The petitioner argues that the board's decision is not entitled to deference because it was "directed * * * to promulgate regulations to implement * * * the charter school funding statute," yet "has done nothing." General Laws 1956 § 16-77.1-7 states that "the department of elementary and secondary education shall promulgate any additional regulations that are necessary to implement the purposes of this chapter." However, in our view, we cannot fault the department of elementary and secondary education for not deeming this an area for which it was necessary to promulgate an additional regulation. This is particularly so in light of the fact that petitioner made its payments to the charter schools according to the actual enrollment of students from its district at the charter school for a number of years prior to this dispute.
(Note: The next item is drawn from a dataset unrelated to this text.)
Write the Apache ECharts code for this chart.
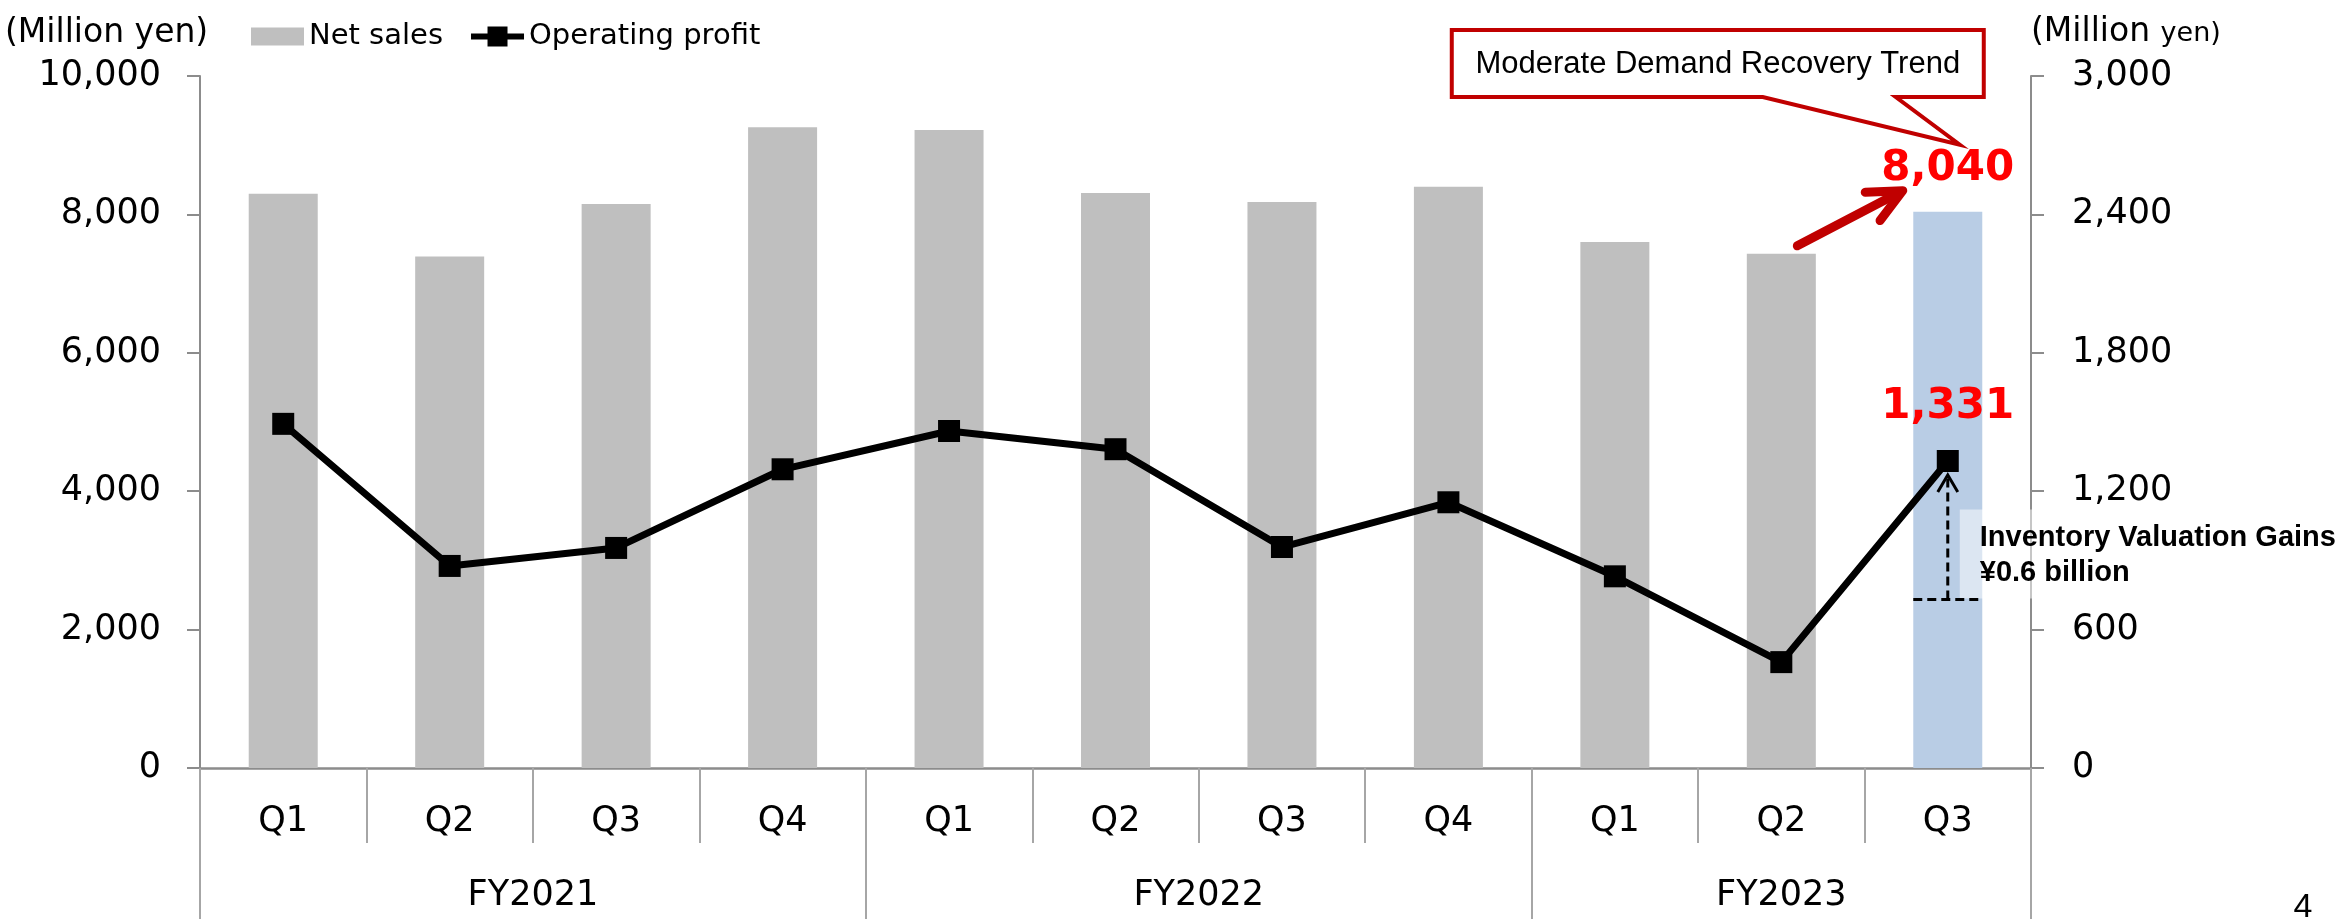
<!DOCTYPE html>
<html>
<head>
<meta charset="utf-8">
<title>Net sales and operating profit</title>
<script src="https://cdn.jsdelivr.net/npm/echarts@6.0.0/dist/echarts.min.js"></script>
<style>
  html, body { margin: 0; padding: 0; background: #fff; }
  #chart { width: 2343px; height: 922px; }
</style>
</head>
<body>
<div id="chart"></div>
<script>
// data
const quarters = ['Q1', 'Q2', 'Q3', 'Q4', 'Q1', 'Q2', 'Q3', 'Q4', 'Q1', 'Q2', 'Q3']
const fiscalYears = ['FY2021', 'FY2022', 'FY2023']
const quartersPerYear = [4, 4, 3]
const netSales = [8300, 7390, 8150, 9260, 9220, 8310, 8180, 8400, 7600, 7430, 8040]
const operatingProfit = [1492, 876, 954, 1295, 1461, 1382, 958, 1152, 831, 459, 1331]
const salesAxis = { min: 0, max: 10000, interval: 2000 }
const profitAxis = { min: 0, max: 3000, interval: 600 }
const inventoryGain = 600

const last = quarters.length - 1
const fontMain = 'DejaVu Sans'
const fontArial = 'Liberation Sans'
const fmt = (v) => Number(v).toLocaleString('en-US')

// second category row (fiscal years): half-quarter points, labels centred on each year
const fyLabels = new Array(quarters.length * 2 + 1).fill('')
const fyBounds = [0]
let start = 0
fiscalYears.forEach((fy, i) => {
  fyLabels[start * 2 + quartersPerYear[i]] = fy
  start += quartersPerYear[i]
  fyBounds.push(start * 2)
})

const chart = echarts.init(document.getElementById('chart'))

chart.setOption({
  animation: false,
  backgroundColor: '#fff',
  textStyle: { fontFamily: fontMain, color: '#000' },
  legend: {
    left: 246,
    top: 17,
    itemWidth: 53,
    itemHeight: 25,
    itemGap: 25,
    selectedMode: false,
    textStyle: { fontSize: 29, color: '#000', fontFamily: fontMain },
    data: [
      { name: 'Net sales', icon: 'path://M0,0L0,0M0,3.5L53,3.5L53,21.5L0,21.5ZM0,25L0,25' },
      { name: 'Operating profit', lineStyle: { width: 6, color: '#000' } },
    ],
  },
  grid: {
    left: 200,
    right: 312,
    top: 76,
    bottom: 154,
    containLabel: false,
    outerBoundsMode: 'none',
  },
  xAxis: [{
    type: 'category',
    data: quarters,
    position: 'bottom',
    axisLine: { show: true, lineStyle: { color: '#8c8c8c', width: 2.5 } },
    axisTick: { show: true, interval: 0, length: 75, lineStyle: { color: '#a6a6a6', width: 2 } },
    axisLabel: { interval: 0, fontSize: 35, lineHeight: 35, margin: 36, color: '#000', fontFamily: fontMain },
    splitLine: { show: false },
  }, {
    type: 'category',
    data: fyLabels.map((_, i) => String(i)),
    position: 'bottom',
    offset: 0,
    boundaryGap: false,
    axisLine: { show: false },
    axisTick: {
      show: true,
      length: 151,
      interval: (idx) => fyBounds.includes(idx),
      lineStyle: { color: '#a6a6a6', width: 2 },
    },
    axisLabel: {
      interval: (idx) => fyLabels[idx] !== '',
      formatter: (v) => fyLabels[+v],
      fontSize: 35,
      lineHeight: 35,
      margin: 110,
      color: '#000',
      fontFamily: fontMain,
    },
    splitLine: { show: false },
  }],
  yAxis: [{
    type: 'value',
    position: 'left',
    min: salesAxis.min,
    max: salesAxis.max,
    interval: salesAxis.interval,
    axisLine: { show: true, lineStyle: { color: '#8c8c8c', width: 2 } },
    axisTick: { show: true, length: 13, lineStyle: { color: '#8c8c8c', width: 2 } },
    axisLabel: { formatter: fmt, fontSize: 35, margin: 39, color: '#000', fontFamily: fontMain },
    splitLine: { show: false },
  }, {
    type: 'value',
    position: 'right',
    min: profitAxis.min,
    max: profitAxis.max,
    interval: profitAxis.interval,
    axisLine: { show: true, lineStyle: { color: '#8c8c8c', width: 2 } },
    axisTick: { show: true, length: 13, lineStyle: { color: '#8c8c8c', width: 2 } },
    axisLabel: { formatter: fmt, fontSize: 35, margin: 41, color: '#000', fontFamily: fontMain },
    splitLine: { show: false },
  }],
  series: [
    {
      name: 'Net sales',
      type: 'bar',
      xAxisIndex: 0,
      yAxisIndex: 0,
      barWidth: 69,
      itemStyle: { color: '#BFBFBF' },
      data: netSales.map((v, i) => i === last ? {
        value: v,
        itemStyle: { color: '#B9CDE5' },
        label: {
          show: true,
          position: 'top',
          distance: 22,
          formatter: (p) => fmt(p.value),
          color: '#FF0000',
          fontSize: 42,
          lineHeight: 42,
          fontWeight: 'bold',
          fontFamily: fontMain,
        },
      } : v),
    },
    {
      name: 'Operating profit',
      type: 'line',
      xAxisIndex: 0,
      yAxisIndex: 1,
      symbol: 'rect',
      symbolSize: 22,
      z: 5,
      lineStyle: { color: '#000', width: 7 },
      itemStyle: { color: '#000' },
      data: operatingProfit.map((v, i) => i === last ? {
        value: v,
        label: {
          show: true,
          position: 'top',
          distance: 22,
          formatter: (p) => fmt(p.value),
          color: '#FF0000',
          fontSize: 42,
          lineHeight: 42,
          fontWeight: 'bold',
          fontFamily: fontMain,
        },
      } : v),
    },
  ],
})

// annotations, placed from the chart's own scales
const barTop = chart.convertToPixel({ seriesIndex: 0 }, [last, netSales[last]])
const prevTop = chart.convertToPixel({ seriesIndex: 0 }, [last - 1, netSales[last - 1]])
const opPt = chart.convertToPixel({ seriesIndex: 1 }, [last, operatingProfit[last]])
const basePt = chart.convertToPixel({ seriesIndex: 1 }, [last, operatingProfit[last] - inventoryGain])
const halfBar = 34.5

// callout box
const boxL = barTop[0] - 496, boxR = barTop[0] + 36, boxT = 30, boxB = 97
const calloutTip = [barTop[0] + 12, barTop[1] - 67]

// red trend arrow
const arrTail = [prevTop[0] + 16, prevTop[1] - 8]
const arrTip = [barTop[0] - 45, barTop[1] - 21]
const dx = arrTip[0] - arrTail[0], dy = arrTip[1] - arrTail[1]
const len = Math.sqrt(dx * dx + dy * dy)
const ux = dx / len, uy = dy / len
const nx = -uy, ny = ux
const barb1 = [arrTip[0] - 34 * ux + 16 * nx, arrTip[1] - 34 * uy + 16 * ny]
const barb2 = [arrTip[0] - 34 * ux - 16 * nx, arrTip[1] - 34 * uy - 16 * ny]

// dashed inventory arrow
const ax = opPt[0]
const aTop = opPt[1] + 14
const aBot = basePt[1]

chart.setOption({
  graphic: [
    {
      type: 'text', left: 5, top: 17, z: 20,
      style: { text: '(Million yen)', fontSize: 33, fontFamily: fontMain, fill: '#000' },
    },
    {
      type: 'text', x: 2031, y: 32, z: 20,
      style: {
        text: '{a|(Million }{b|yen)}',
        verticalAlign: 'middle',
        rich: {
          a: { fontSize: 33, fontFamily: fontMain, fill: '#000', lineHeight: 36 },
          b: { fontSize: 27, fontFamily: fontMain, fill: '#000', lineHeight: 36, padding: [4, 0, 0, 0] },
        },
      },
    },
    {
      type: 'polygon', z: 20,
      shape: {
        points: [[boxL, boxT], [boxR, boxT], [boxR, boxB], [barTop[0] - 52, boxB], calloutTip,
          [barTop[0] - 185, boxB], [boxL, boxB]],
      },
      style: { fill: '#fff', stroke: '#C00000', lineWidth: 4, lineJoin: 'miter' },
    },
    {
      type: 'text', x: (boxL + boxR) / 2, y: (boxT + boxB) / 2 + 1, z: 21,
      style: {
        text: 'Moderate Demand Recovery Trend',
        fontSize: 31, fontFamily: fontArial, fill: '#000',
        align: 'center', verticalAlign: 'middle',
      },
    },
    {
      type: 'line', z: 20,
      shape: { x1: arrTail[0], y1: arrTail[1], x2: arrTip[0] - 4 * ux, y2: arrTip[1] - 4 * uy },
      style: { stroke: '#C00000', lineWidth: 9, lineCap: 'round' },
    },
    {
      type: 'polyline', z: 20,
      shape: { points: [barb1, arrTip, barb2] },
      style: { stroke: '#C00000', lineWidth: 9, lineCap: 'round', lineJoin: 'round', fill: null },
    },
    {
      type: 'rect', z: 18,
      shape: { x: ax + 12, y: aBot - 90, width: 2343 - (ax + 12), height: 89 },
      style: { fill: 'rgba(255,255,255,0.5)' },
    },
    {
      type: 'line', z: 20,
      shape: { x1: ax, y1: aBot, x2: ax, y2: aTop + 2 },
      style: { stroke: '#000', lineWidth: 3, lineDash: [9, 5] },
    },
    {
      type: 'polyline', z: 20,
      shape: { points: [[ax - 10, aTop + 17], [ax, aTop], [ax + 10, aTop + 17]] },
      style: { stroke: '#000', lineWidth: 3, fill: null },
    },
    {
      type: 'line', z: 20,
      shape: { x1: ax - halfBar, y1: aBot, x2: ax + halfBar, y2: aBot },
      style: { stroke: '#000', lineWidth: 3, lineDash: [9, 5] },
    },
    {
      type: 'text', x: ax + 32, y: aBot - 61, z: 21,
      style: {
        text: 'Inventory Valuation Gains',
        fontSize: 29, fontWeight: 'bold', fontFamily: fontArial, fill: '#000',
        align: 'left', verticalAlign: 'middle',
      },
    },
    {
      type: 'text', x: ax + 32, y: aBot - 26, z: 21,
      style: {
        text: '¥0.6 billion',
        fontSize: 29, fontWeight: 'bold', fontFamily: fontArial, fill: '#000',
        align: 'left', verticalAlign: 'middle',
      },
    },
    {
      type: 'text', x: 2303, y: 908, z: 20,
      style: {
        text: '4', fontSize: 34, fontFamily: fontArial, fill: '#000',
        align: 'center', verticalAlign: 'middle',
      },
    },
  ],
})
</script>
</body>
</html>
V Hearing to Fix Dollar Amount of Tuition

In its memoranda submitted to this Court after the writ of certiorari was issued, Chariho requests this Court to remand the case "for a hearing on the calculation of the amount of tuition owed" because the board "never specified a dollar amount as to what Chariho allegedly owed the [c]harter [s]chools because RIDE took no evidence on that issue." However, this issue was not included in the petitioner's petition for a writ of certiorari nor was it raised in its accompanying memorandum in support of the petition. "[A]s we have previously held, we will not consider any issue that is not included in a petitioner's initial petition for issuance of a writ of certiorari." Town of Burrillville v. Rhode Island State Labor Relations Board, 921 A.2d 113, 119 (R.I. 2007) (citing Cadillac Lounge, LLC v. City of Providence, 913 A.2d 1039, 1042-43 (R.I. 2007)). Therefore, we decline to address Chariho's argument that it is entitled to a hearing on the issue of calculating a specific dollar amount of tuition owed.

VI Conclusion

For the reasons stated in this opinion, we affirm the decision of the board. The petition for certiorari is denied, and the writ heretofore issued is quashed. The record shall be remanded to that tribunal with our decision endorsed on it.

Justice GOLDBERG did not participate.